What Is Hurtful about Playing the Comparison Game?
"I Know Exactly How You Feel" (and Other Unhelpful Comments)
One way we might think we’re helping our hurting friend but are actually doing more harm than good, is to play the comparison game. Unless you are Jesus, it almost never helps to tell someone that you know exactly what they’re going through. If you’ve gone through the horrendous thing your friend or family member is going through, then surely they already know it.
One way we do this is to point out other people who have it worse than your friend. We might think we’re helping when we tell someone who has a hurt leg, "Well, at least you still have a leg.
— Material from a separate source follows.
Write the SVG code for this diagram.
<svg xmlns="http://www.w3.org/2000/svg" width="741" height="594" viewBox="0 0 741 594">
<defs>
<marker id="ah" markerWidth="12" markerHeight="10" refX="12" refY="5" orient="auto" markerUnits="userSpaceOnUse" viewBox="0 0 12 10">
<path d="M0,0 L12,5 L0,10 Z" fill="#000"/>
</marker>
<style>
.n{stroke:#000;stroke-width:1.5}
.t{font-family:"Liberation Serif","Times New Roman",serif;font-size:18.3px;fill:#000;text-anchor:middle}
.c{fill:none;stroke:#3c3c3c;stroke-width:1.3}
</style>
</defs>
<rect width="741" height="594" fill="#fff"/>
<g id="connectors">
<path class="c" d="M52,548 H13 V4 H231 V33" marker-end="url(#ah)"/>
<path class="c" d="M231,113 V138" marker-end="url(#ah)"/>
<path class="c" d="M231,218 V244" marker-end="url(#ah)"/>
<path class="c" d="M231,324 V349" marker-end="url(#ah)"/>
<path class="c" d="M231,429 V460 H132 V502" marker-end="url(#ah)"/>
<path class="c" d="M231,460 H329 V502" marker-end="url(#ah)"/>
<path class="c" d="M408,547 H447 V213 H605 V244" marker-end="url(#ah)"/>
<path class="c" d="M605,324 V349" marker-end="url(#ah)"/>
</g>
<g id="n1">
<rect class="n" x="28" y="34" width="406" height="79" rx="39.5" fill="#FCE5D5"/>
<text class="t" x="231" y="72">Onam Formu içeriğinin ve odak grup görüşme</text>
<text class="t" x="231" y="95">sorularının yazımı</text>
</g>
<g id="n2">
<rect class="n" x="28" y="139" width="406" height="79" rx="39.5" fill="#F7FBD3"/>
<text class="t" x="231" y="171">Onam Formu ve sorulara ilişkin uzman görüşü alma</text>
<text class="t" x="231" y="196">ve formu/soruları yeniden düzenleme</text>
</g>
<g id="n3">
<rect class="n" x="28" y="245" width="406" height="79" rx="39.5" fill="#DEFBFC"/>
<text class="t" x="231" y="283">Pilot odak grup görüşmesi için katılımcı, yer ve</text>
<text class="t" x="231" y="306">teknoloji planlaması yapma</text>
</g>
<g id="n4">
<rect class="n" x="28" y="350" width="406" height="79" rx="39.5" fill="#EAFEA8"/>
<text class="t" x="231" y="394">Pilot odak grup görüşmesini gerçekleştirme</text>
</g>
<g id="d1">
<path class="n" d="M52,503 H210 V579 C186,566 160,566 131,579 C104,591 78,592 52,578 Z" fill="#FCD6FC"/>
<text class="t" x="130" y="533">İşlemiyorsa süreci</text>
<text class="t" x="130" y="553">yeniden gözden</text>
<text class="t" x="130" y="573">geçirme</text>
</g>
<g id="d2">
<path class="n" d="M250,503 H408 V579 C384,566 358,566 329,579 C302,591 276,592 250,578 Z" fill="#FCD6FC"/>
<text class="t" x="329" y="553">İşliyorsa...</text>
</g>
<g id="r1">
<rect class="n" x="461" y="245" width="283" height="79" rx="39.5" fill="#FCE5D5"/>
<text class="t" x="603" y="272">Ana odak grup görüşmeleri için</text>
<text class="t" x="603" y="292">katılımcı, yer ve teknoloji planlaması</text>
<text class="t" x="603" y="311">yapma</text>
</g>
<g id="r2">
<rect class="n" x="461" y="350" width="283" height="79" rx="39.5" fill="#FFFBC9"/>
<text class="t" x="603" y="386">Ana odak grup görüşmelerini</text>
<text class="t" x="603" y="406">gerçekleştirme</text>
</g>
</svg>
There are thousands of people around the world who don not have any legs, and they cannot walk at all. Praise God for the leg that you have!" How is that person supposed to feel when they hear that? Not better, that’s for sure.
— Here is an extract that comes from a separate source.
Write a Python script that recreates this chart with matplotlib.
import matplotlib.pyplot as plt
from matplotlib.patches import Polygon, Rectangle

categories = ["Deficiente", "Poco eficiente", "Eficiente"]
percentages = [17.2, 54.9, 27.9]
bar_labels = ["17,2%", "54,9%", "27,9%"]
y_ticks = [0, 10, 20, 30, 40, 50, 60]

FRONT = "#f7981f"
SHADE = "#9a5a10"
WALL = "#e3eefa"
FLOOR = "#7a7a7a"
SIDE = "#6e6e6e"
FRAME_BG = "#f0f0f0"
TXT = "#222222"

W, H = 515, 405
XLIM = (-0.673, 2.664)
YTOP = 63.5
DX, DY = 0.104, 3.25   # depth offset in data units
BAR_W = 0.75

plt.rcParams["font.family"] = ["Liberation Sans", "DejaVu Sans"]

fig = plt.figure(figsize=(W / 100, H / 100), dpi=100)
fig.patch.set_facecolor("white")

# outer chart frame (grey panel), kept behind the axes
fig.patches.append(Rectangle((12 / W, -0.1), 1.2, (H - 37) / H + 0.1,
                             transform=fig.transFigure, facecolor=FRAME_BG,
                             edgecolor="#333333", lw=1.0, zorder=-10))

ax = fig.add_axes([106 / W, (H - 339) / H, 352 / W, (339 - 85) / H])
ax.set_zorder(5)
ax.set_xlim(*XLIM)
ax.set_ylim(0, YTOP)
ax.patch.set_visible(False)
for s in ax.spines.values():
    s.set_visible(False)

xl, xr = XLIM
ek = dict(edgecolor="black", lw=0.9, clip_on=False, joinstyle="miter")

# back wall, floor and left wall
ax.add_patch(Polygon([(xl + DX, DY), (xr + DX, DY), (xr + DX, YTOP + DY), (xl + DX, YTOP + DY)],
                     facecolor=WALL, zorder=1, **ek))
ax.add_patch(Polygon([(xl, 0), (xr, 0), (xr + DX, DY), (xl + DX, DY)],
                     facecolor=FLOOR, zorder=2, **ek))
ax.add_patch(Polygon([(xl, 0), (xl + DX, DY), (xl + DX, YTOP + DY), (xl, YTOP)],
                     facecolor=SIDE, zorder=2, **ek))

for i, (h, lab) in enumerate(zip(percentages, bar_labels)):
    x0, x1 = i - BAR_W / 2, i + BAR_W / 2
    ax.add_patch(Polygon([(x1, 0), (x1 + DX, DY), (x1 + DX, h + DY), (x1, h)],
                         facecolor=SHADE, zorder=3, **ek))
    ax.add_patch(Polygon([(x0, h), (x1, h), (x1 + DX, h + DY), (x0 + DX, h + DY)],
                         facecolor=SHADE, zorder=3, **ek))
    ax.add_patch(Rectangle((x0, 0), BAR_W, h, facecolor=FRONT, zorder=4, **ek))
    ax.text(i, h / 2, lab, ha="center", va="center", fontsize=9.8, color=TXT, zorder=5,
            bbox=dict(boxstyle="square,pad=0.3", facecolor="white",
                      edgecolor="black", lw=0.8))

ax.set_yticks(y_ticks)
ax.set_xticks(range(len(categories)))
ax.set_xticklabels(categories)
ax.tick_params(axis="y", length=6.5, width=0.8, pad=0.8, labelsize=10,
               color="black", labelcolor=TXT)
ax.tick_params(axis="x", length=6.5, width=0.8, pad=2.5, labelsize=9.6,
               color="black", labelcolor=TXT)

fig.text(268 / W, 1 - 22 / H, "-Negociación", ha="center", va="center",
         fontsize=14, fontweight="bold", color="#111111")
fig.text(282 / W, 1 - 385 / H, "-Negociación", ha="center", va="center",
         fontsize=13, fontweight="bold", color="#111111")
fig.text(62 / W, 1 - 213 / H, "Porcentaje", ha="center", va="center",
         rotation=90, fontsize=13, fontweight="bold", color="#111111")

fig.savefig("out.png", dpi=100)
Don’t start your encouragement by saying, "Chin up! It’s not as bad as that time when I . . ." or, "You know this reminds me of the day when I . . . ." When you do this you minimize another person’s suffering. You make your suffering friend feel like their pain is no big deal. To people in pain—whatever the issue is—it’s a big deal.
It is also best not to start any sentence with the words, "At least . . . ." "At least she’s in heaven now." "At least you have two other children." "At least your mind is strong." "At least you have a great family."
A better way forward is to say, "I love you and I’m so sorry." And just leave it at that. Instead of comparing your friend to someone you know you might say, "Friend, I don’t pretend to understand what you’re going through. But I want to try. Help me understand how you’re feeling."
If you find it difficult to sympathize Paul tells us in 2 Corinthians that we can comfort someone not because we can relate to them, but because Christ can relate to us.